While Southern California’s disaster has brought out the worst partisan instincts, it has also highlighted hubris that we have the foresight and wherewithal to prepare for every possible contingency, particularly the most destructive natural disasters.

After the Woolsey Fire in 2008 that ravaged the beachfront community of Malibu, destroyed 1,000 homes, and forced the evacuation of 250,000 people, an after-action report concluded that “the public has a perception that public agencies can always protect them. As an incident the size of the Woolsey Fire shows, this is not always possible.”

Even those who rightly note that L.A.’s unending expansion and suburban sprawl — in a region long known for wildfires — has more than tempted fate acknowledge that this week’s disaster was a worst-case scenario.
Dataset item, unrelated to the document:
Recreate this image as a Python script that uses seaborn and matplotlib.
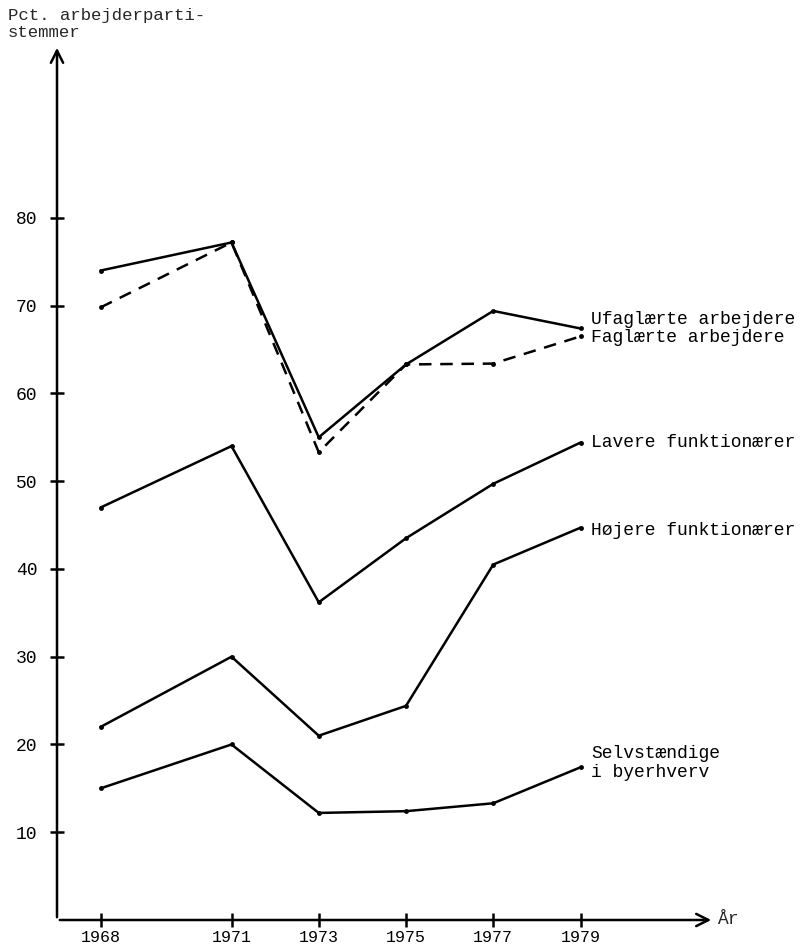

Many have rightly pointed out the effects of climate change in fanning the flames — and the lack of federal attention to the issue — but it’s far from clear that global warming was the direct cause of this week’s disaster.

Few want to acknowledge the sobering reality that when it comes to natural disasters like hurricanes, tornadoes and even wildfires, Mother Nature is still undefeated.

None of this is to suggest that we are helpless in the face of nature’s fury. In time, missed warning signs might become more evident, and policies to prepare for the next disaster will hopefully be implemented. Whether Southern Californians will willingly incur the costs necessary to prevent another similar catastrophe is a question to which, I suspect, we all know the answer. It’s easy to blame public officials when disaster strikes, but an electorate that keeps electing climate change deniers, insists on living in high-risk fire areas and resists the higher taxes and restrictive policies that would keep their communities safer makes preparing for natural disasters that much more difficult. 

The apocalyptic images from Southern California should shock us all. But they also offer a dose of humility. Pointing fingers and casting blame is natural, but humans are not omnipotent. Mother Nature can be subdued, harnessed and even restrained … but ultimately, her fury cannot be stopped.